Just like adults, a toddler’s body knows what nutrients it needs. Over the course of a week, your toddler probably takes in all the vitamins and minerals necessary for good development. If you are concerned, then keep a food diary for a week or two. You might be surprised at how little it takes for a toddler to receive the appropriate nutrients. Also, remember that a serving for a child is only about a quarter to half the size of an adult serving. One slice of bread is equal to two grain servings for your toddler. To learn more about food requirements, take a look at the nutritional guidelines for toddlers.

If you are still unconvinced that your child is receiving enough nutrition, then make an appointment with her or his health care provider to discuss the situation.

Feed Them and They Will Eat
So, how do you make toddler food easier for the picky eater? Look to make the meal more toddler friendly. First, keep the serving sizes small. Too much food can overwhelm a child and can possibly lead to over eating which may cause problems later on. Additionally, it is important to remember to feed your children when they are hungry and to listen when they say they are full. Again, ignoring them when they say ‘enough’ can lead to food issues later on in life.

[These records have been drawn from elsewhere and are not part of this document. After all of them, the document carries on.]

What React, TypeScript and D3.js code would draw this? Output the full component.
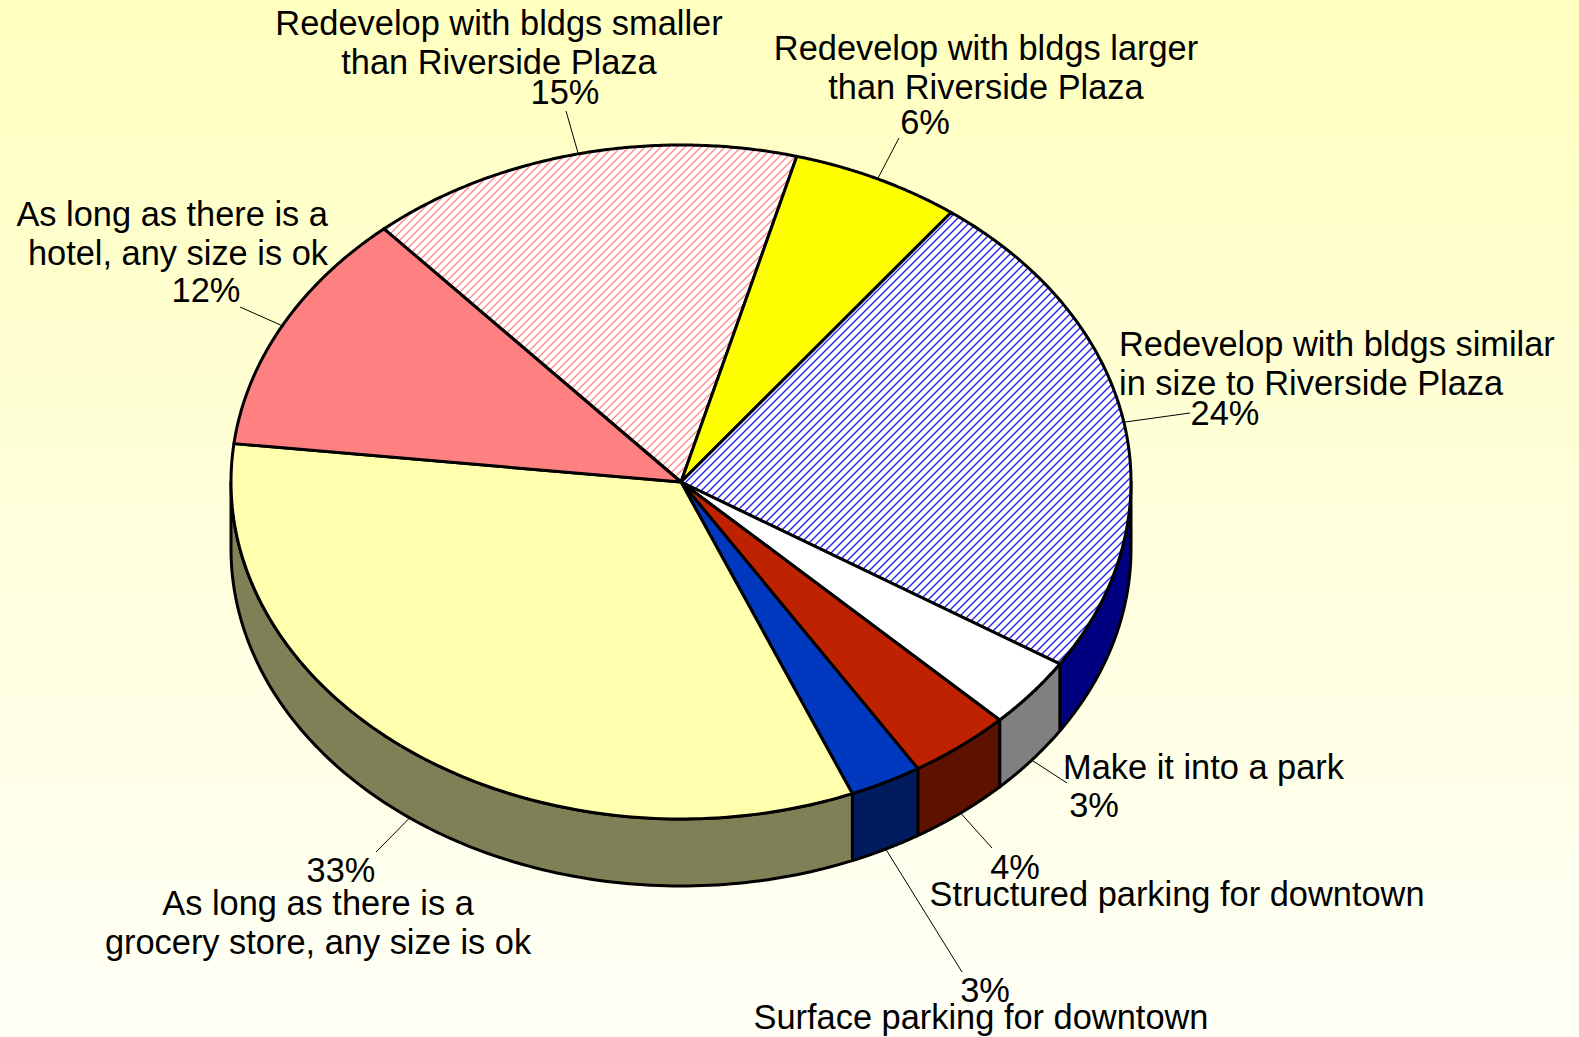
import React from "react";
import * as d3 from "d3";

const categories = [
  "Redevelop with bldgs smaller|than Riverside Plaza",
  "Redevelop with bldgs larger|than Riverside Plaza",
  "Redevelop with bldgs similar|in size to Riverside Plaza",
  "Make it into a park",
  "Structured parking for downtown",
  "Surface parking for downtown",
  "As long as there is a|grocery store, any size is ok",
  "As long as there is a|hotel, any size is ok",
];
const values = [15.6, 6.1, 23.8, 3.4, 3.7, 2.6, 33.0, 11.7];
const percentLabels = ["15%", "6%", "24%", "3%", "4%", "3%", "33%", "12%"];
const topFills = ["url(#pinkHatch)", "#FFFF00", "url(#blueHatch)", "#FFFFFF", "#BF2200", "#0039BF", "#FFFFAE", "#FF8080"];
const sideFills = ["#808080", "#808000", "#000080", "#808080", "#5F1100", "#001C5F", "#808057", "#804040"];
const startAngleDeg = -41.3;

const W = 1579, H = 1037;
const cx = 681, cy = 482, rx = 450, ry = 337, depth = 67;

const layout: any[] = [
  { x: 499, y: 34.5, pctX: 565, pctY: 103.5, leader: [566, 111] },
  { x: 986, y: 59.5, pctX: 925, pctY: 133.5, leader: [899, 138] },
  { x: 1312, y: 355.5, pctX: 1225, pctY: 424.5, leader: [1190, 413], align: "start", left: 1119 },
  { x: 1064, y: 778.5, pctX: 1094, pctY: 816.5, leader: [1067, 783], align: "start", left: 1063 },
  { x: 1177, y: 905.5, pctX: 1015, pctY: 878.5, leader: [992, 848] },
  { x: 981, y: 1028.5, pctX: 985, pctY: 1001.5, leader: [962, 972] },
  { x: 318, y: 914.5, pctX: 341, pctY: 881.5, leader: [376, 852] },
  { x: 172, y: 225.5, pctX: 206, pctY: 301.5, leader: [240, 307], align: "end", left: 328 },
];

const pie = d3.pie<number>().sort(null).value((d) => d)
  .startAngle((startAngleDeg * Math.PI) / 180)
  .endAngle(((startAngleDeg + 360) * Math.PI) / 180);

const xScale = d3.scaleLinear().domain([-1, 1]).range([cx - rx, cx + rx]);
const yScale = d3.scaleLinear().domain([-1, 1]).range([cy + ry, cy - ry]);
const px = (t: number) => xScale(Math.sin(t));
const py = (t: number) => yScale(Math.cos(t));
const FRONT_LO = Math.PI / 2, FRONT_HI = (3 * Math.PI) / 2;
const samples = (s: number, e: number) => d3.range(0, 121).map((k) => s + ((e - s) * k) / 120);
const line = d3.line<number[]>().x((d) => d[0]).y((d) => d[1]);

export default function App() {
  const arcs = pie(values);
  const topPath = (a: any) =>
    line([[cx, cy], ...samples(a.startAngle, a.endAngle).map((t) => [px(t), py(t)])]) + "Z";
  const wall = (a: any) => {
    const s = Math.max(a.startAngle, FRONT_LO), e = Math.min(a.endAngle, FRONT_HI);
    if (e <= s) return null;
    const ts = samples(s, e);
    return line([...ts.map((t) => [px(t), py(t)]), ...ts.slice().reverse().map((t) => [px(t), py(t) + depth])]) + "Z";
  };
  const font = "'Liberation Sans', Arial, sans-serif";
  return (
    <svg width={W} height={H} viewBox={`0 0 ${W} ${H}`} style={{ position: "absolute", left: 0, top: 0, display: "block" }}>
      <defs>
        <linearGradient id="bg" x1="0" y1="0" x2="0" y2="1">
          <stop offset="0" stopColor="#FFFFBF" />
          <stop offset="1" stopColor="#FFFFF7" />
        </linearGradient>
        <pattern id="pinkHatch" width="8" height="8" patternUnits="userSpaceOnUse">
          <rect width="8" height="8" fill="#fff" />
          <path d="M-2,2L2,-2M0,8L8,0M6,10L10,6" stroke="#FF8C8C" strokeWidth="1.4" />
        </pattern>
        <pattern id="blueHatch" width="8" height="8" patternUnits="userSpaceOnUse">
          <rect width="8" height="8" fill="#fff" />
          <path d="M-2,2L2,-2M0,8L8,0M6,10L10,6" stroke="#2222F5" strokeWidth="1.4" />
        </pattern>
      </defs>
      <rect width={W} height={H} fill="url(#bg)" />
      {layout.map((l, i) => {
        const m = (arcs[i].startAngle + arcs[i].endAngle) / 2;
        const wallShown = m > FRONT_LO && m < FRONT_HI;
        return (
          <line key={i} x1={px(m)} y1={py(m) + (wallShown ? depth : 0)} x2={l.leader[0]} y2={l.leader[1]} stroke="#000" strokeWidth={1} />
        );
      })}
      {arcs.map((a, i) => {
        const d = wall(a);
        return d ? <path key={i} d={d} fill={sideFills[i]} stroke="#000" strokeWidth={3} strokeLinejoin="round" /> : null;
      })}
      {arcs.map((a, i) => (
        <path key={i} d={topPath(a)} fill={topFills[i]} stroke="#000" strokeWidth={3} strokeLinejoin="round" />
      ))}
      <g fontFamily={font} fontSize={34.4} fill="#000">
        {categories.map((c, i) => {
          const l = layout[i];
          const lines = c.split("|");
          return (
            <g key={i}>
              {lines.map((t, k) => (
                <text key={k} x={l.align ? l.left : l.x} y={l.y + k * 39} textAnchor={l.align || "middle"}>{t}</text>
              ))}
              <text x={l.pctX} y={l.pctY} textAnchor="middle">{percentLabels[i]}</text>
            </g>
          );
        })}
      </g>
    </svg>
  );
}
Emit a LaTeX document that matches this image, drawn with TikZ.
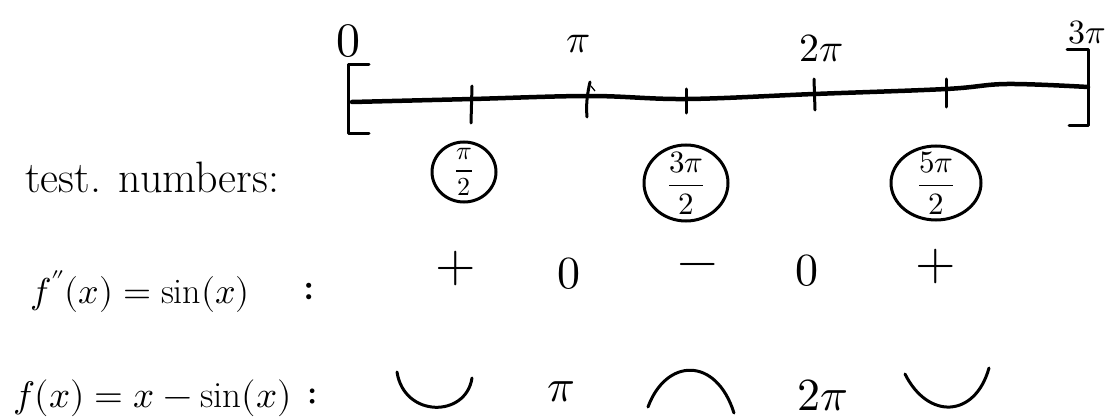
\documentclass[tikz,border=0pt]{standalone}
\usepackage{amsmath}
\usepackage{unicode-math}
\setmathfont{Latin Modern Math}
\begin{document}
\begin{tikzpicture}[x=1pt,y=-1pt,
  ink/.style={line width=3pt,line cap=round,line join=round},
  axisline/.style={line width=4.5pt,line cap=round,line join=round},
  ring/.style={line width=3pt},
  lab/.style={font=\fontsize{40}{44}\selectfont,inner sep=0pt},
  frac/.style={font=\fontsize{31}{34}\selectfont,inner sep=0pt},
  rowlab/.style={inner sep=0pt,anchor=base west},
  sign/.style={font=\fontsize{52}{56}\selectfont,inner sep=0pt},
  val/.style={font=\fontsize{46}{50}\selectfont,inner sep=0pt}]
\useasboundingbox (0,0) rectangle (1114,420);

% number line
\draw[axisline] plot[smooth,tension=0.6] coordinates
  {(352,102) (472,99) (590,96) (686,99) (814,94) (946,89) (1007,84) (1088,87)};
% brackets
\draw[ink] (369,65) -- (348,65) -- (348,133) -- (369,133);
\draw[ink] (1067,50) -- (1088,50) -- (1088,125) -- (1069,125);
% ticks
\draw[ink] (472,86) -- (471,123);
\draw[ink] (590,82) .. controls (587,95) and (586,105) .. (587,117);
\draw[line width=1.2pt] (591,86) -- (595,91);
\draw[ink] (686,89) -- (686,113);
\draw[ink] (814,79) -- (815,110);
\draw[ink] (946,79) -- (946,107);

% labels on the line
\node[lab,font=\fontsize{48}{52}\selectfont] (l0) at (348,41) {$0$};
\node[lab] (lpi) at (578,44) {$\pi$};
\node[lab] (l2pi) at (821,48) {$2\pi$};
\node[lab,font=\fontsize{34}{38}\selectfont] (l3pi) at (1087,33) {$3\pi$};

% test numbers row
\node[rowlab,font=\fontsize{44}{48}\selectfont] (tn) at (25,192) {test. numbers:};
\draw[ring] (464,172) ellipse [x radius=32,y radius=30];
\node[frac,font=\fontsize{26}{30}\selectfont] (q1) at (464,172) {$\dfrac{\pi}{2}$};
\draw[ring] (686,183) ellipse [x radius=42,y radius=38];
\node[frac] (q2) at (686,183) {$\dfrac{3\pi}{2}$};
\draw[ring] (936,183) ellipse [x radius=45,y radius=37];
\node[frac] (q3) at (936,183) {$\dfrac{5\pi}{2}$};

% f'' row
\node[rowlab,font=\fontsize{36}{40}\selectfont] (f2) at (30,303) {$f''(x)=\sin(x)$};
\node[rowlab,font=\fontsize{48}{52}\selectfont] (c2) at (302,303) {$:$};
\node[sign] (s1) at (456,268) {$+$};
\node[val] (s2) at (569,274) {$0$};
\node[sign] (s3) at (698,270) {$-$};
\node[val] (s4) at (807,271) {$0$};
\node[sign] (s5) at (936,266) {$+$};

% f row
\node[rowlab,font=\fontsize{37}{41}\selectfont] (f0) at (13,407) {$f(x) = x - \sin(x)$};
\node[rowlab,font=\fontsize{44}{48}\selectfont] (c0) at (306,407) {$:$};
\draw[ink] (397,372) .. controls (404,418) and (466,418) .. (472,378);
\node[val] (p1) at (561,392) {$\pi$};
\draw[ink] (648,407) .. controls (666,358) and (716,356) .. (734,413);
\node[val] (p2) at (823,395) {$2\pi$};
\draw[ink] (905,374) .. controls (928,420) and (975,418) .. (989,368);
\end{tikzpicture}
\end{document}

To help your child feel more in control of her or his food choices, then present them with a few options at meal time and let them decide what they would like to eat. Asking your child what she wants to eat may seem like a good idea since she can assert her independence this way. However, it can often result in her eating the same item over and over.

So, if you’re worried about your toddler’s nutrition, avoid asking him what he wants. Instead, put a few items onto the table, at least one of which you know they like and maybe one or two new items. And whatever he chooses, do not make a big deal about it. Even if you don’t agree with the choice, you need to allow your toddler the right to decide what he would like to eat.

Also, keep in mind that your child can only eat what you give him. If your toddler’s diet is full of healthy meal choices, then there is little chance that he will not receive the appropriate nutrition.

Presentation of food can also make a big difference with toddlers. Try making a sandwich more exciting by cutting it into a different shape. Serve applesauce with raisins in it and tell your little one the raisins are ants (this trick may not work with all toddlers, so use it with discretion). Sprinkling a light amount of icing sugar or cake-sprinkles on berries will downplay their healthy factor.

Foods that children can get their hands on are always a hit with toddlers. Some great "hands-on" toddler menus include tacos, fajitas, wraps, and pizzas where they can choose their own toppings. This is also a great way to introduce new items without them seeming so scary.

With a little creativity, toddler meals can easily be tailored to suit the fussy eaters in your household. And don’t worry, they will out grow this phase soon enough.